The film is, as George says, bloody brilliant. Gould is stunning. But, for god's sake, don't watch it on DVD. It has to be experienced in a cinema (if possible) with a crowd. It builds up a mass hysteria I have never encountered in a cinema, before or since.

Chris Boyd

P.S. Still having same problem with Beta Blocker. Tried a couple of browsers. I suspect Google is getting narky. If you don't upgrade to Beta, you can't play. Fuck em.

Alison Croggon said...

Wow, Mr Boyd - mind like a rat trap! Or a particularly well-organised filing system? (Same thing, I suppose...)

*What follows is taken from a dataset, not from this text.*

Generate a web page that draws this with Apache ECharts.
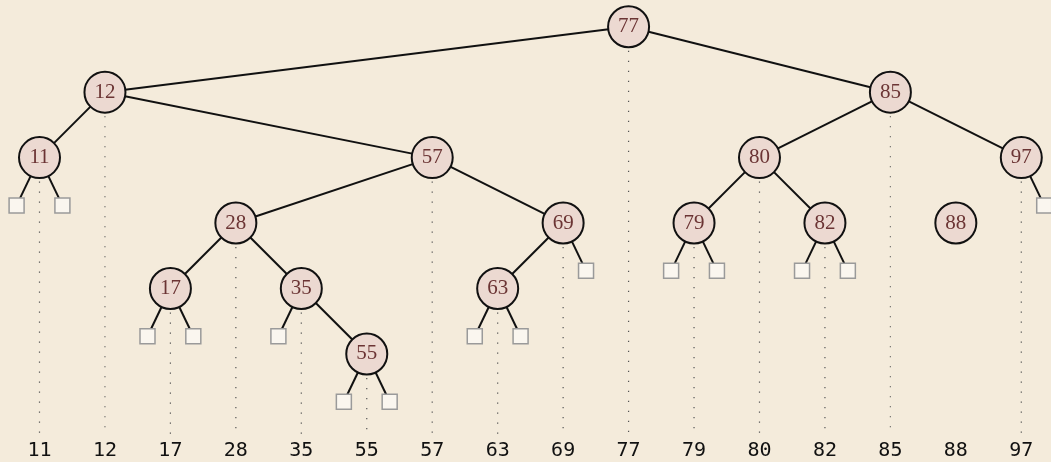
<!DOCTYPE html>
<html>
<head>
<meta charset="utf-8">
<script src="https://cdn.jsdelivr.net/npm/echarts@6/dist/echarts.min.js"></script>
<style>
html,body{margin:0;padding:0;background:#f4ebdb;}
#chart{width:1051px;height:462px;}
</style>
</head>
<body>
<div id="chart"></div>
<script>
// keys in sorted order (x-axis categories / tick labels)
const keys = ['11','12','17','28','35','55','57','63','69','77','79','80','82','85','88','97'];
// depth (tree level) of each key
const depths = [2, 1, 4, 3, 4, 5, 2, 4, 3, 0, 3, 2, 3, 1, 3, 2];
// parent of each key (null = root or detached)
const parentKeys = ['12','77','28','57','28','35','12','69','57',null,'80','85','80','77',null,'85'];
const rootKey = '77';
// null (empty) leaves: parent key and side (-1 left, +1 right)
const nullLeafParents = ['11','11','17','17','35','55','55','63','63','69','79','79','82','82','97'];
const nullLeafSides   = [-1, 1, -1, 1, -1, -1, 1, -1, 1, 1, -1, 1, -1, 1, 1];

// layout constants
const Y_MAX = 6.25;
const LEAF_DX = 0.35;
const LEAF_DY = 0.73;

const nodeData = keys.map((k, i) => [i, depths[i], k]);
const attached = keys.map((k, i) => i).filter(i => parentKeys[i] !== null || keys[i] === rootKey);
const guideData = attached.map(i => [i, depths[i]]);
const edgeData = [];
keys.forEach((k, i) => {
  if (parentKeys[i] !== null) {
    const j = keys.indexOf(parentKeys[i]);
    edgeData.push([i, depths[i], j, depths[j]]);
  }
});
const leafData = [];
nullLeafParents.forEach((p, n) => {
  const j = keys.indexOf(p);
  const lx = j + nullLeafSides[n] * LEAF_DX, ly = depths[j] + LEAF_DY;
  leafData.push([lx, ly]);
  edgeData.push([lx, ly, j, depths[j]]);
});

const chart = echarts.init(document.getElementById('chart'), null, {renderer: 'canvas'});
chart.setOption({
  backgroundColor: '#f4ebdb',
  animation: false,
  grid: {left: 39.5, right: 29.7, top: 26.7, bottom: 26.2},
  xAxis: {
    type: 'value', min: 0, max: keys.length - 1, interval: 1,
    axisLine: {show: false}, axisTick: {show: false}, splitLine: {show: false},
    axisLabel: {
      formatter: v => keys[v] !== undefined ? keys[v] : '',
      fontFamily: 'DejaVu Sans Mono', fontSize: 20, color: '#111', margin: 5,
      showMinLabel: true, showMaxLabel: true
    }
  },
  yAxis: {
    type: 'value', min: 0, max: Y_MAX, inverse: true, show: false
  },
  series: [
    {
      type: 'custom', clip: false, z: 1,
      data: guideData,
      encode: {x: 0, y: 1},
      renderItem: (params, api) => {
        const p = api.coord([api.value(0), api.value(1)]);
        const b = api.coord([api.value(0), Y_MAX]);
        return {
          type: 'line',
          shape: {x1: p[0], y1: p[1] + 24, x2: b[0], y2: b[1]},
          style: {stroke: '#555', lineWidth: 1.2, lineDash: [1.2, 8.8]}
        };
      }
    },
    {
      type: 'custom', clip: false, z: 2,
      data: edgeData,
      encode: {x: [0, 2], y: [1, 3]},
      renderItem: (params, api) => {
        const a = api.coord([api.value(0), api.value(1)]);
        const b = api.coord([api.value(2), api.value(3)]);
        return {
          type: 'line',
          shape: {x1: a[0], y1: a[1], x2: b[0], y2: b[1]},
          style: {stroke: '#111', lineWidth: 2}
        };
      }
    },
    {
      type: 'scatter', clip: false, z: 3,
      data: leafData,
      symbol: 'rect', symbolSize: 15,
      itemStyle: {color: '#faf6ef', borderColor: '#9a9a9a', borderWidth: 1.5, opacity: 1}
    },
    {
      type: 'scatter', clip: false, z: 4,
      data: nodeData,
      symbol: 'circle', symbolSize: 41,
      itemStyle: {color: '#ecd9d1', borderColor: '#111', borderWidth: 2, opacity: 1},
      label: {
        show: true, position: 'inside',
        formatter: p => p.data[2],
        fontFamily: 'Liberation Serif', fontSize: 21, color: '#6b3434'
      }
    }
  ]
});
</script>
</body>
</html>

Sorry about the beta blocker. You could always do my trick and set up a secret beta blog to try out before you upgrade. It saved me a week of headaches, even given the headaches I had.

Anonymous said...

Good suggestion re pre-ugrade path. (I could have a series of alter-egos... altered egos even!)

As for the rat trap... I live in a three bedroom filing cabinet.


william zappa said...

Just adding into the debate about comedy and the other stuff. If you look at the ancient Greeks, for example, there's not much left in the way of comedy, probably because not much was written. That Mr Shakespeare managed a handfull, but he did have the gift of sticking some funny bits inside the serious stuff.

It's not suprising really that most theatre is 'serious'? Humans are serious, (seriously fucked, some would say) and it may be that the world has become Soooooo hard to deal with that people need 'escape' more than 'explanation' or thoughtful or touching or moving. Hm..... The Movies, take me to the movies!

william zappa said...

Alison, thanks for mentioning my blog.